We know – everyone knows – that development is complex and entails a lot of failure and iteration.  It is impossible to predict what these failures will be and what will be learned until projects are implemented. Yet project plans rarely allow for recognition of, and adaptation to, failures or new knowledge.  The result is that project interventions are confined to activities and expectations that frequently prove to be impractical or unconstructive, regardless of what might be learned along the way. Allow me to provide a couple of examples:

Like almost every other project, the one I’m working with wants to engage and strengthen the capacity of farmer groups.   The project plan calls for a needs assessment of a sample of farmer groups.  This looks great on paper and gets approved with the thought that the project will use the results of this needs assessment to base the training on what farmers really need.

But, in reality, the needs assessment is resource and time-intensive. When it is finally performed it is surface-level and unrepresentative of real farmer challenges, which should come as no surprise. After all, how can an outsider come in to one village for half a day and determine precisely what knowledge, skills and attitudes all the farmers in the entire district need to succeed?

As an anecdote to prove my point, a JICA-sponsored yam project came to visit one of the Ministry of Food and Agriculture (MoFA) district offices.  It was the start of the rainy season so the MoFA staff were very busy but, unwilling to disappoint the visitors, they took them around the district to perform a needs assessments of rural yam farmers.  The JICA staff categorised all the different yam farming activities, found who did them, how they did them and made suggestions on what was needed to improve that specific task, promising that more thorough training was to come.

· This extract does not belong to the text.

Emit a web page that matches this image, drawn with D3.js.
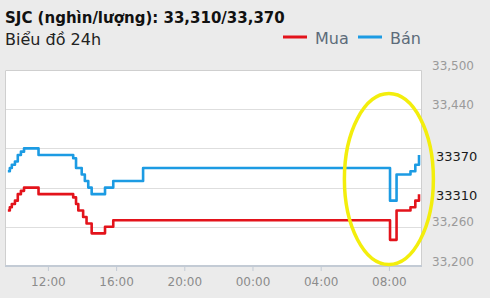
<!DOCTYPE html>
<html><head><meta charset="utf-8">
<script src="https://cdn.jsdelivr.net/npm/d3@7"></script>
<style>html,body{margin:0;padding:0;background:#fff;}svg{display:block;}</style>
</head><body>
<svg id="c" width="490" height="306"></svg>
<script>
const titleText = "SJC (nghìn/lượng): 33,310/33,370";
const subtitleText = "Biểu đồ 24h";
const seriesNames = ["Mua", "Bán"];
const times = [
  "2015-06-01 09:39","2015-06-01 09:46","2015-06-01 09:53","2015-06-01 10:04","2015-06-01 10:14",
  "2015-06-01 10:25","2015-06-01 10:36","2015-06-01 11:27","2015-06-01 13:29","2015-06-01 13:39",
  "2015-06-01 13:47","2015-06-01 13:59","2015-06-01 14:04","2015-06-01 14:10","2015-06-01 14:16",
  "2015-06-01 14:22","2015-06-01 14:34","2015-06-01 15:21","2015-06-01 15:50","2015-06-01 17:35",
  "2015-06-02 08:04","2015-06-02 08:27","2015-06-02 09:16","2015-06-02 09:33","2015-06-02 09:46"
];
const mua = [33285,33290,33295,33300,33310,33315,33320,33310,33305,33295,
             33285,33285,33275,33275,33265,33265,33250,33260,33270,33270,
             33240,33285,33290,33300,33310];
const ban = [33345,33350,33355,33360,33370,33375,33380,33370,33365,33350,
             33350,33340,33340,33330,33330,33320,33310,33320,33330,33350,
             33300,33340,33345,33355,33370];
const xDomain = ["2015-06-01 09:29","2015-06-02 09:53"];
const yDomain = [33200, 33500];
const yTicks = [33500, 33440, 33380, 33320, 33260, 33200];
const yTickLabels = ["33,500","33,440","33370","33310","33,260","33,200"];
const yTickHighlighted = [false,false,true,true,false,false];
const highlightCenter = ["2015-06-02 08:00", 33333];

const parse = d3.timeParse("%Y-%m-%d %H:%M");
const svg = d3.select("#c");
const W = 490, H = 306;
const plot = {l: 5, r: 421, t: 70, b: 266};

svg.append("rect").attr("x",0).attr("y",0).attr("width",W).attr("height",298).attr("fill","#ebebeb");

const x = d3.scaleTime().domain(xDomain.map(parse)).range([plot.l, plot.r]);
const y = d3.scaleLinear().domain(yDomain).range([plot.b, plot.t]);

svg.append("rect").attr("x",plot.l).attr("y",plot.t).attr("width",plot.r-plot.l).attr("height",plot.b-plot.t).attr("fill","#fff");

// gridlines
svg.append("g").selectAll("line").data(yTicks.slice(1,-1)).join("line")
  .attr("x1",plot.l).attr("x2",plot.r)
  .attr("y1",d=>Math.round(y(d))+0.5).attr("y2",d=>Math.round(y(d))+0.5)
  .attr("stroke","#dedede").attr("stroke-width",1);

// borders
svg.append("path").attr("d",`M${plot.l+0.5},${plot.b}V${plot.t+0.5}H${plot.r+0.5}V${plot.b}`)
  .attr("fill","none").attr("stroke","#cfcfcf").attr("stroke-width",1);

// x axis
const xAxis = d3.axisBottom(x).ticks(d3.timeHour.every(4)).tickFormat(d3.timeFormat("%H:%M")).tickSize(5).tickPadding(6);
const gx = svg.append("g").attr("transform",`translate(0,${plot.b})`).call(xAxis);
gx.select(".domain").attr("stroke","#c3cbd5").attr("stroke-width",2).attr("d",`M${plot.l},0H${plot.r+1}`);
gx.selectAll(".tick line").attr("stroke","#c3cbd5").attr("stroke-width",1);
gx.selectAll(".tick text").attr("fill","#8c8c8c").attr("font-family","DejaVu Sans").attr("font-size","12px");

// y axis labels on right
const yLab = svg.append("g");
yTicks.forEach((t,i)=>{
  const hl = yTickHighlighted[i];
  yLab.append("text")
    .attr("x", hl ? 436 : 432)
    .attr("y", hl ? y(t)+8 : y(t)-4.5)
    .attr("dominant-baseline","central")
    .attr("font-family","DejaVu Sans")
    .attr("font-size", hl ? "13px" : "12px")
    .attr("fill", hl ? "#1a1a1a" : "#9a9a9a")
    .text(yTickLabels[i]);
});

// lines
const pts = arr => arr.map((v,i)=>({t: parse(times[i]), v}));
const line = d3.line().x(d=>x(d.t)).y(d=>y(d.v)).curve(d3.curveStepAfter);
svg.append("path").datum(pts(ban)).attr("d",line).attr("fill","none")
  .attr("stroke","#1c9be3").attr("stroke-width",2.6).attr("stroke-linejoin","round");
svg.append("path").datum(pts(mua)).attr("d",line).attr("fill","none")
  .attr("stroke","#e3131b").attr("stroke-width",2.6).attr("stroke-linejoin","round");

// title
svg.append("text").attr("x",5).attr("y",23).attr("font-family","DejaVu Sans").attr("font-weight","bold")
  .attr("font-size","15px").attr("fill","#111").text(titleText);
svg.append("text").attr("x",5).attr("y",45).attr("font-family","DejaVu Sans")
  .attr("font-size","16px").attr("fill","#222").text(subtitleText);

// legend
const legColors = ["#e3131b","#1c9be3"];
const legX = [283, 358];
seriesNames.forEach((n,i)=>{
  svg.append("line").attr("x1",legX[i]).attr("x2",legX[i]+24).attr("y1",37).attr("y2",37)
    .attr("stroke",legColors[i]).attr("stroke-width",3);
  svg.append("text").attr("x",legX[i]+32).attr("y",44).attr("font-family","DejaVu Sans")
    .attr("font-size","16px").attr("fill","#5d6b7a").text(n);
});

// highlight ellipse
svg.append("ellipse")
  .attr("cx", x(parse(highlightCenter[0]))).attr("cy", y(highlightCenter[1]))
  .attr("rx",44.5).attr("ry",85.5)
  .attr("fill","none").attr("stroke","#f3ee0c").attr("stroke-width",3.5);
</script>
</body></html>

At the end of the day, when the JICA trainers had gone home, the disgruntled MoFA employees complained about what a waste of time the needs assessment and training had been. The farmers (and MoFA staff) already knew everything that had been taught and, for various reasons of their own, had made the choice not to perform the task in the prescribed way.

It was very evident, to both MoFA and the farmers, that the visitors only scratched the surface of what was actually needed by the yam farmers.  The needs assessment wasn’t able to determine what was needed in this complex situation faced by people they had never met and whose livelihoods they didn’t fully understand.

The fact is that it’s virtually impossible to know what the real issues are when you plan a needs assessment or plan the resulting training; they simply can’t be figured out from an afternoon sitting with a group of farmers. The issues are complex and reveal themselves slowly through trusting relationships and genuine desire to understand rural livelihoods. It follows that project activities should be open to changing as understanding of the issues evolves throughout implementation.

As another example, the project I’m working for calls for the establishment of Inter-Professional Bodies (IPBs) which is a fancy term for associations comprised of different stakeholders affiliated with the same commodity (e.g. input dealers, farmers, traders, processors, exporters, etc.). The project supports these IPBs by funding the meetings and workshops that bring all the actors together.

Again, as the plans are written, this seems like a winning approach. An efficient and functioning commodity chain depends on long-standing and trusting trade relationships. It seems an IPB would give all the actors a forum to build these relationships and work out common challenges.

But long-standing and trusting trade relationships are built from a history of mutually beneficial transactions not by sitting in the same room at a meeting. You can’t force actors in a commodity chain to collaborate and talk about their challenges openly. And you certainly can’t expect competitors to give up whatever advantages they have in the market to make it more fair and equal for all.

So how does the development sector go about sculpting a more efficient and functioning commodity chain for the benefit of all? Well, because constraints and opportunities differ for each commodity in each location the answer is case-specific but here I’ve listed just a few (extremely simplified) examples of interventions that have been tried and tested. While not perfect, they can at least illustrate what is possible:

  • Help the producers improve the quality and/or packaging of their product to appeal to higher end consumers thus attracting more up-scale buyers and expanding the market
  • Support an input supplier to manage their inventory better so that they can profitably operate stores in more rural locations (improves farmer access to inputs)
  • Link farmer groups to a buying company that needs a specific quality of product and is willing to provide the training and the market for it
  • Initially buy-down the risk to rural banks (with cash or, better yet, with activities such as building trusting relationships with the farmers and/or supporting extension staff to provide quality collection services) so they become more willing to lend to farmers at reasonable interest rates
  • Provide tools or methods to help farmers practice good money management and investment of their own funds where applicable to reduce the interest payments from loans which cut into their profits
  • Expand the market for locally grown produce or products by helping a company develop an informative radio advertisement campaign
  • Expand the market and promote proper use of fertilizers and pesticides by cost-sharing an educational promotional event for an input supplier
  • Support a private company to supply reasonably-priced veterinary services where government support is inadequate or unreliable

The point is, you can’t know that these opportunities exist when the project is being planned.  These are market opportunities that appear during project implementation and require projects to be adaptable to take advantage of them.

So, if any of the well-intentioned folks who make their living writing project planning documents happen to be reading this, I would love to know if it’s possible to hold a project accountable to it’s flexibility and responsiveness to market opportunities instead of basing the evaluation of project success on how many needs-based trainings and IPB meetings it holds.

In conclusion, let’s avoid implementing the ‘Paper Tigers’ that get approved solely on the merits of their written participatory and sustainable approaches. Practicality and flexibility, especially with regards to recognizing and responding to failures, learning and opportunities, are just as vital to a good project plan.